Infall and outflow motions in the high-mass star forming complex G9.62+0.19

TL;DR

This study uses high-resolution submillimeter observations to analyze infall and outflow motions in the G9.62+0.19 high-mass star forming complex, revealing detailed dynamics, core properties, and evolutionary insights.

Contribution

It provides the first detailed high-resolution analysis of infall and outflow motions in G9.62+0.19, identifying the driving source and analyzing chemical abundances and evolutionary stages.

Findings

Infall detected in the middle core with a rate of 4.3e-3 M_sun/yr.

A bipolar outflow with 26 M_sun mass and specific mass-loss rate identified in the southern core.

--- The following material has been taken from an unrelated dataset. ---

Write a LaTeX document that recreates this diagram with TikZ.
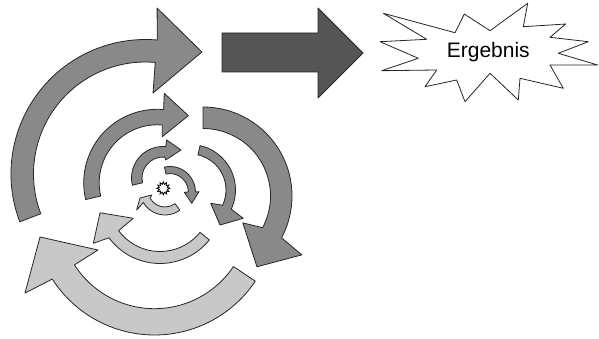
\documentclass[tikz,border=0pt]{standalone}
\usepackage{fontspec}
\setmainfont{Liberation Sans}
\usetikzlibrary{shapes.geometric}
\definecolor{ringgray}{HTML}{898989}
\definecolor{ringlight}{HTML}{C8C8C8}
\definecolor{bigdark}{HTML}{555555}
\tikzset{ringline/.style = {draw = black!85, line width = 0.8pt, line join = round}}
\newcommand{\ringarrow}[9]{%
\filldraw[ringline, fill = #1, shift = {#2}] (#5:#3) arc[start angle = #5, end angle = #6, radius = #3]
  -- (#7) -- (#8) -- (#9) -- (#6:#4) arc[start angle = #6, end angle = #5, radius = #4] -- cycle;}
\begin{document}
\begin{tikzpicture}[x = 1pt, y = 1pt]
\useasboundingbox (0,0) rectangle (599,338);
\ringarrow{ringgray}{(145.5,164)}{134.5}{112}{200.8}{85}{86:166.4}{65.2:134.4}{84.7:81.3}
\ringarrow{ringgray}{(203,142)}{89}{67.5}{90}{-28}{-30.8:115}{-52.7:89}{-34:48}
\ringarrow{ringlight}{(154.5,124.3)}{121.3}{95}{-33.8}{-147.4}{-148.5:151.9}{-168.5:116.8}{-147.3:67.2}
\ringarrow{ringgray}{(157.2,155.2)}{73.5}{58}{193.2}{85}{85.5:89.8}{65.1:74}{83.7:46.4}
\ringarrow{ringgray}{(190,148)}{45.5}{36}{77.2}{-25}{-28:60.3}{-49.4:46.1}{-32.7:24.6}
\ringarrow{ringlight}{(160,138)}{63.5}{51.5}{-39}{-143.5}{-147:79.5}{-168:61.3}{-145.6:32.4}
\ringarrow{ringgray}{(163,160)}{31.5}{21}{193.2}{85}{84.4:38.2}{57.3:33.3}{81.5:18.2}
\ringarrow{ringgray}{(170,146)}{25.5}{18.4}{102.6}{0}{0.6:29}{-27.5:24.5}{-1:14.3}
\ringarrow{ringlight}{(165,148)}{25}{17}{-53.6}{-150}{-144.8:34.7}{-162.3:26.2}{-159.4:14.2}
\node[star, star points = 12, star point ratio = 1.6, minimum size = 13pt, inner sep = 0pt,
  draw = black, line width = 0.8pt, fill = white] (spark) at (163.3,149.7) {};
\filldraw[ringline, fill = bigdark] (222,305) -- (318,305) -- (318,330) -- (363,285)
  -- (318,240) -- (318,266) -- (222,266) -- cycle;
\filldraw[ringline, fill = white] (383.3,324.7) -- (455,305.3) -- (464.3,324) -- (490,307.3)
  -- (527.7,334.7) -- (523.3,311.3) -- (565.7,314) -- (550,300.7) -- (588.3,296.3)
  -- (558.3,284.7) -- (597.7,273) -- (550,273) -- (563.3,249.7) -- (520,259.7)
  -- (518.3,238) -- (490,264.7) -- (465,236.3) -- (456.7,258) -- (425,251.3)
  -- (436.7,268) -- (381.7,267.3) -- (418.3,279.7) -- (380,296.3) -- (426.7,298.7) -- cycle;
\node[anchor = base, font = \fontsize{21}{25}\selectfont] (result) at (488.3,280) {Ergebnis};
\end{tikzpicture}
\end{document}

Mass-velocity diagrams fit by a single power law, indicating outflow dynamics.

Abstract

We present the results of a high resolution study with the Submillimeter Array towards the massive star forming complex G9.62+0.19. Three sub-mm cores are detected in this region. The masses are 13, 30 and 165 M$_{\sun}$ for the northern, middle and southern dust cores, respectively. Infall motions are found with HCN (4-3) and CS (7-6) lines at the middle core (G9.62+0.19 E). The infall rate is $4.3\times10^{-3}~M_{\odot}\cdot$yr$^{-1}$. In the southern core, a bipolar-outflow with a total mass about 26 M$_{\sun}$ and a mass-loss rate of $3.6\times10^{-5}~M_{\odot}\cdot$yr$^{-1}$ is revealed in SO ($8_{7}-7_{7}$) line wing emission. CS (7-6) and HCN (4-3) lines trace higher velocity gas than SO ($8_{7}-7_{7}$). G9.62+0.19 F is confirmed to be the driving source of the outflow. We also analyze the abundances of CS, SO and HCN along the redshifted outflow lobes. The mass-velocity diagrams of the outflow lobes can be well fitted by a single power law. The evolutionary sequence of the cm/mm cores in this region are also analyzed. The results support that UC~H{\sc ii} regions have a higher blue excess than their precursors.